The Court finds that the failure to inform the plaintiffs who invested subsequent to the filing of the suit in the United States District Court for the District of Maryland against PMEI is a “material omission” for which those persons may recover pursuant to Va. Code Ann. § 13.1-522(A), (C). Name and dates of purchase on Defendants’ Exhibit #27 identify those plaintiffs. Two investors indicated that, in addition to reviewing the Private Offering Memorandum, they had made specific inquiry regarding the status of any litigation prior to purchasing stock. These two persons were also within the class of investors who purchased stock subsequent to the filing in the Federal Court of the lawsuit against PMEI. The Court finds the testimony of the investors to be credible as to this point. Their testimony is supported by, and consistent with, the silence exhibited by ADSI, Inc., and those in its control when under a duty to speak.
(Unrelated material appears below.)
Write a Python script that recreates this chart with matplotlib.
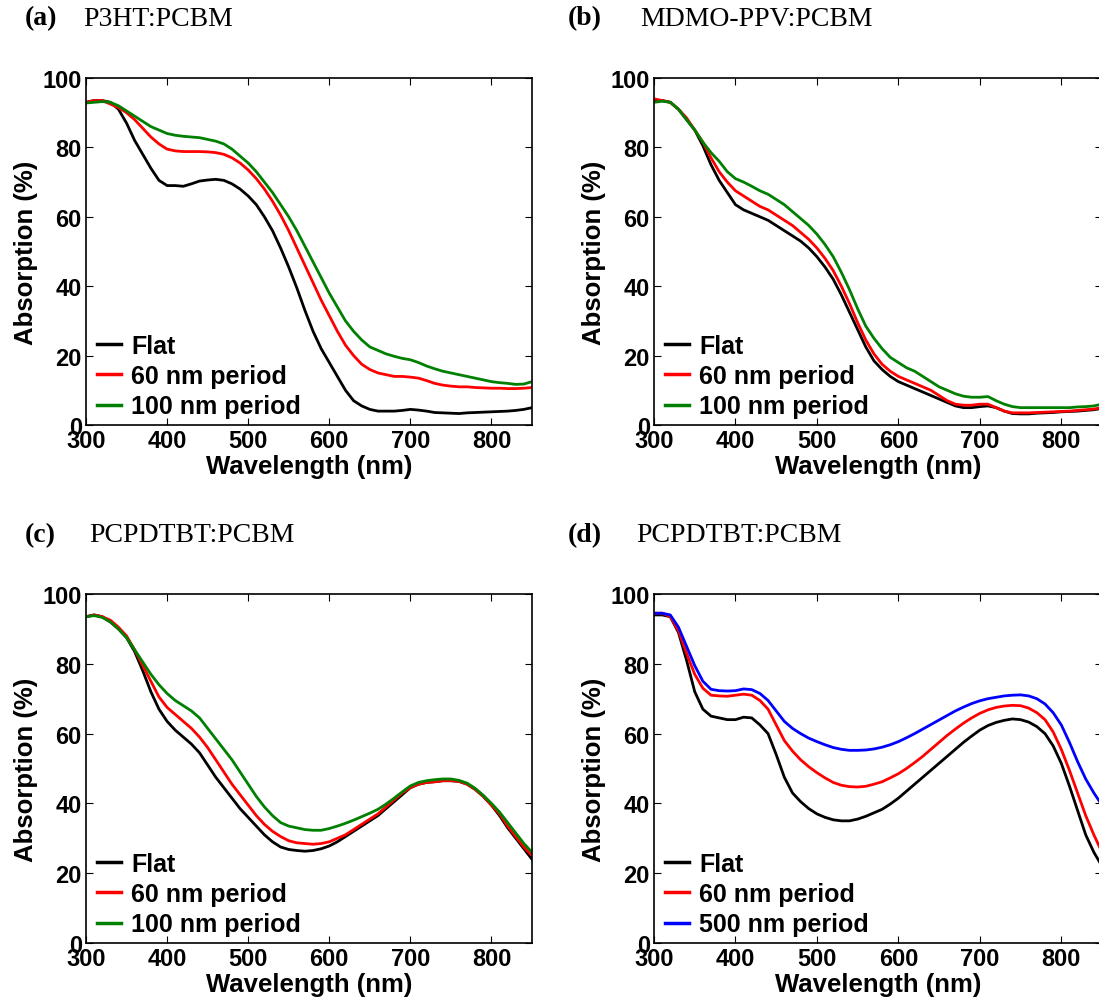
import numpy as np
import matplotlib
matplotlib.use("Agg")
import matplotlib.pyplot as plt

plt.rcParams['font.family'] = ['Liberation Sans', 'DejaVu Sans']

# wavelength grid (nm) shared by all spectra
wavelength = np.arange(300, 851, 10)

# (a) P3HT:PCBM
a_flat = [93, 93.5, 93.5, 93, 91, 87, 82, 78, 74, 70.5, 69, 69, 68.8, 69.5, 70.3, 70.6, 70.8, 70.5, 69.5, 68,
          66, 63.5, 60, 56, 51, 45.5, 39.5, 33, 27, 22, 18, 14, 10, 7, 5.5, 4.5, 4, 4, 4, 4.2,
          4.5, 4.3, 4, 3.6, 3.5, 3.4, 3.3, 3.5, 3.6, 3.7, 3.8, 3.9, 4, 4.2, 4.5, 5]
a_60 = [93, 93.5, 93.5, 92.5, 91.5, 90, 88, 85.5, 83, 81, 79.5, 79, 78.8, 78.8, 78.8, 78.7, 78.5, 78, 77, 75.5,
        73.5, 71, 68, 64.5, 60.5, 56, 51, 46, 41, 36, 31.5, 27, 23, 20, 17.5, 16, 15, 14.5, 14, 14,
        13.8, 13.5, 12.8, 12, 11.5, 11.2, 11, 11, 10.8, 10.7, 10.6, 10.6, 10.5, 10.5, 10.6, 10.8]
a_100 = [92.8, 93, 93.2, 93, 92, 90.5, 89, 87.5, 86, 85, 84, 83.5, 83.2, 83, 82.8, 82.3, 81.8, 81, 79.5, 77.5,
         75.5, 73, 70, 67, 63.5, 60, 56, 51.5, 47, 42.5, 38, 34, 30, 27, 24.5, 22.5, 21.5, 20.5, 19.8, 19.2,
         18.8, 18, 17, 16.2, 15.5, 15, 14.5, 14, 13.5, 13, 12.5, 12.2, 12, 11.7, 11.8, 12.5]

# (b) MDMO-PPV:PCBM
b_flat = [93.5, 93.5, 93, 91, 88, 85, 80.5, 75, 70.5, 67, 63.5, 62, 61, 60, 59, 57.5, 56, 54.5, 53, 51,
          48.5, 45.5, 42, 37.5, 32.5, 27.5, 22.5, 18.5, 16, 14, 12.5, 11.5, 10.5, 9.5, 8.5, 7.5, 6.5, 5.5, 5, 5,
          5.3, 5.5, 5, 4, 3.3, 3.2, 3.2, 3.4, 3.5, 3.6, 3.8, 3.9, 4, 4.2, 4.4, 4.8]
b_60 = [94, 93.5, 93, 91, 88.5, 85, 81.5, 77, 73, 70, 67.5, 66, 64.5, 63, 62, 60.5, 59, 57.5, 55.5, 53.5,
        51, 48, 44.5, 40, 35, 29.5, 24.5, 20.5, 17.5, 15.5, 14, 13, 12, 11, 10, 8.5, 7, 6, 5.7, 5.7,
        6, 6, 5, 4, 3.5, 3.5, 3.5, 3.6, 3.7, 3.8, 3.9, 4, 4.2, 4.4, 4.6, 5]
b_100 = [93, 93.3, 93, 91, 88, 85, 81.5, 78.5, 76, 73, 71, 70, 68.8, 67.5, 66.5, 65, 63.5, 61.5, 59.5, 57.5,
         55, 52, 48.5, 44, 39, 33.5, 28.5, 25, 22, 19.5, 18, 16.5, 15.5, 14, 12.5, 11, 10, 9, 8.3, 8,
         8, 8.2, 7, 6, 5.3, 5, 5, 5, 5, 5, 5, 5, 5.2, 5.3, 5.5, 6]

# (c) PCPDTBT:PCBM
c_flat = [93.5, 94, 93.5, 92, 90, 87.5, 83.5, 78, 72, 67, 63.5, 61, 59, 57, 54.5, 51, 47.5, 44.5, 41.5, 38.5,
          36, 33.5, 31, 29, 27.5, 26.8, 26.5, 26.3, 26.5, 27, 27.8, 29, 30.5, 32, 33.5, 35, 36.5, 38.5, 40.5, 42.5,
          44.5, 45.5, 46, 46.2, 46.5, 46.5, 46.3, 45.5, 44, 42, 39.5, 36.5, 33, 30, 27, 24]
c_60 = [93.5, 94, 93.5, 92.5, 90.5, 88, 84, 79.5, 75, 70.5, 67.5, 65.5, 63.5, 61.5, 59, 56, 52.5, 49, 45.5, 42.5,
        39.5, 36.5, 34, 32, 30.5, 29.3, 28.7, 28.5, 28.3, 28.5, 29, 30, 31, 32.5, 34, 35.5, 37, 39, 41, 43,
        44.5, 45.5, 46, 46.2, 46.5, 46.5, 46.3, 45.5, 44, 42, 39.5, 37, 33.5, 30.5, 27.5, 25]
c_100 = [93.5, 93.8, 93.3, 92, 90, 87.5, 84, 80.5, 77, 74, 71.5, 69.5, 68, 66.5, 64.5, 61.5, 58.5, 55.5, 52.5, 49,
         45.5, 42, 39, 36.5, 34.5, 33.5, 33, 32.5, 32.3, 32.3, 32.8, 33.5, 34.3, 35.2, 36.2, 37.2, 38.3, 39.8, 41.5, 43.3,
         45, 46, 46.5, 46.8, 47, 47, 46.6, 45.8, 44.3, 42.3, 40, 37.5, 34.5, 31.5, 28.5, 26]

# (d) PCPDTBT:PCBM
d_flat = [94, 94, 93.5, 89, 81, 72, 67, 65, 64.5, 64, 64, 64.7, 64.5, 62.5, 60, 54, 47.5, 43, 40.5, 38.5,
          37, 36, 35.3, 35, 35, 35.5, 36.3, 37.3, 38.3, 39.8, 41.5, 43.5, 45.5, 47.5, 49.5, 51.5, 53.5, 55.5, 57.5, 59.3,
          61, 62.3, 63.2, 63.8, 64.2, 64, 63.3, 62, 60, 56.5, 51.5, 45, 38, 31, 26, 22]
d_60 = [94.5, 94.5, 93.5, 89.5, 83, 77, 73, 71, 70.8, 70.7, 71, 71.3, 71, 69.5, 67, 62.5, 58, 55, 52.5, 50.5,
        48.8, 47.3, 46, 45.2, 44.8, 44.7, 44.9, 45.5, 46.2, 47.3, 48.5, 50, 51.7, 53.5, 55.5, 57.5, 59.5, 61.3, 63, 64.5,
        65.8, 66.8, 67.5, 67.9, 68.1, 68, 67.3, 66, 64, 60.5, 55.5, 49.5, 43, 36.5, 31, 26]
d_500 = [94.5, 94.5, 94, 90.5, 85, 79.5, 75, 72.7, 72.3, 72.2, 72.3, 72.8, 72.6, 71.5, 69.5, 66.5, 63.5, 61.5, 60, 58.7,
         57.7, 56.8, 56, 55.5, 55.2, 55.2, 55.3, 55.6, 56.1, 56.8, 57.7, 58.8, 60, 61.3, 62.6, 63.9, 65.2, 66.5, 67.6, 68.6,
         69.4, 70, 70.4, 70.8, 71, 71.1, 70.8, 70, 68.5, 66, 62.5, 57.5, 52, 47, 43, 39.5]

panels = [
    ("(a)", "P3HT:PCBM", [a_flat, a_60, a_100], ["Flat", "60 nm period", "100 nm period"], ["black", "red", "green"]),
    ("(b)", "MDMO-PPV:PCBM", [b_flat, b_60, b_100], ["Flat", "60 nm period", "100 nm period"], ["black", "red", "green"]),
    ("(c)", "PCPDTBT:PCBM", [c_flat, c_60, c_100], ["Flat", "60 nm period", "100 nm period"], ["black", "red", "green"]),
    ("(d)", "PCPDTBT:PCBM", [d_flat, d_60, d_500], ["Flat", "60 nm period", "500 nm period"], ["black", "red", "blue"]),
]

W, H = 1099, 1003
fig = plt.figure(figsize=(W / 100, H / 100), dpi=100)

# axes boxes in pixels: left, top, right, bottom
boxes = [(86, 79, 532, 426), (654, 79, 1102, 426), (86, 595, 532, 944), (654, 595, 1102, 944)]
# title positions in pixels: tag x, name x, y
title_pos = [(25, 83, 19), (568, 640, 19), (25, 89, 536), (568, 636, 536)]

for (tag, name, series, labels, colors), (l, t, r, b), (tx, nx, ty) in zip(panels, boxes, title_pos):
    ax = fig.add_axes([l / W, 1 - b / H, (r - l) / W, (b - t) / H])
    for y, lab, c in zip(series, labels, colors):
        ax.plot(wavelength, y, color=c, lw=2, label=lab)
    ax.set_xlim(300, 850)
    ax.set_ylim(0, 100)
    ax.set_xticks(range(300, 851, 100))
    ax.set_yticks(range(0, 101, 20))
    ax.tick_params(direction="in", top=True, right=True, length=5, width=0.8,
                   labelsize=17, pad=3)
    for lab in ax.get_xticklabels() + ax.get_yticklabels():
        lab.set_fontweight("bold")
    for s in ax.spines.values():
        s.set_linewidth(1.2)
    ax.set_xlabel("Wavelength (nm)", fontsize=18.5, fontweight="bold", labelpad=1)
    ax.set_ylabel("Absorption (%)", fontsize=18.5, fontweight="bold", labelpad=3)
    leg = ax.legend(loc="lower left", bbox_to_anchor=(0.0, -0.013), frameon=False,
                    handlelength=0.95, handletextpad=0.4,
                    labelspacing=0.25, borderaxespad=0.25, borderpad=0.2,
                    prop={"size": 18, "weight": "bold"})
    for h in leg.get_lines():
        h.set_linewidth(2.5)
    fig.text(tx / W, 1 - ty / H, tag, fontsize=20, fontweight="bold",
             family="Liberation Serif", va="center", ha="left")
    fig.text(nx / W, 1 - ty / H, name, fontsize=20,
             family="Liberation Serif", va="center", ha="left")

fig.savefig("out.png", dpi=100)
While the suit in Federal Court did not name ADSI, Inc., as a defendant, the action by ADSI, Inc., was a frontal assault on the underlying technology that was the object of the private offering. The development by PMEI of the protocols and software in conjunction with the SCAA was critical to the “deployment of its core technology” by ADSI, Inc. Any threatened lawsuit that would call into question the development of the technology sought to be financed would raise the eyebrow of even the most casual of investors. However, there is sufficient evidence upon which to conclude substantially that litigation was to follow the actions of ADSI, Inc., attendant to the makeup of PMEI’s relationship with the SCAA. While the SCAA and PMEI parted their relationship with unhappiness, hurt feelings and a cheerless parting of the ways, this does not suggest the possibility of legal action. Neither PMEI nor ADSI, Inc., can be held accountable to investors just because a lawsuit was subsequently filed. While the defendants were aware of the facts upon which the lawsuit was predicted, knowledge of those facts does not equate to a knowledge of the intention of the SCAA prior to the suit actually being filed.

The Court finds that, to the extent the plaintiffs are entitled to recovery, they are entitled to recover against the corporation (Va. Code Ann. § 13.1-522(A)) and against the “control group defendants.” While the defendant would suggest that Ms. Neil should not be charged with liability as a member of the control group, the court disagrees. Ms. Neil was a director of ADSI, Inc., prepared corporate documents, and was aware of the litigation. She has not borne her burden of proof that she did not know and in the exercise of reasonable care could not have known of the facts by which liability exists in this case.

Mr. Hantzes may draw a draft order consistent with this opinion granting the relief sought as to those plaintiffs who acquired stock subsequent to the filing of the lawsuit by SCAA and denying relief as to those acquiring stock before that time. The relief shall be in accordance with the statute. Any damages in excess of those provided by statute are denied. Counsel for the plaintiffs shall present an affidavit of attorney’s fees through the date of the presentation of the order, as well as the appropriate interest calculation on sums owed the plaintiffs who are entitled to recover under the order.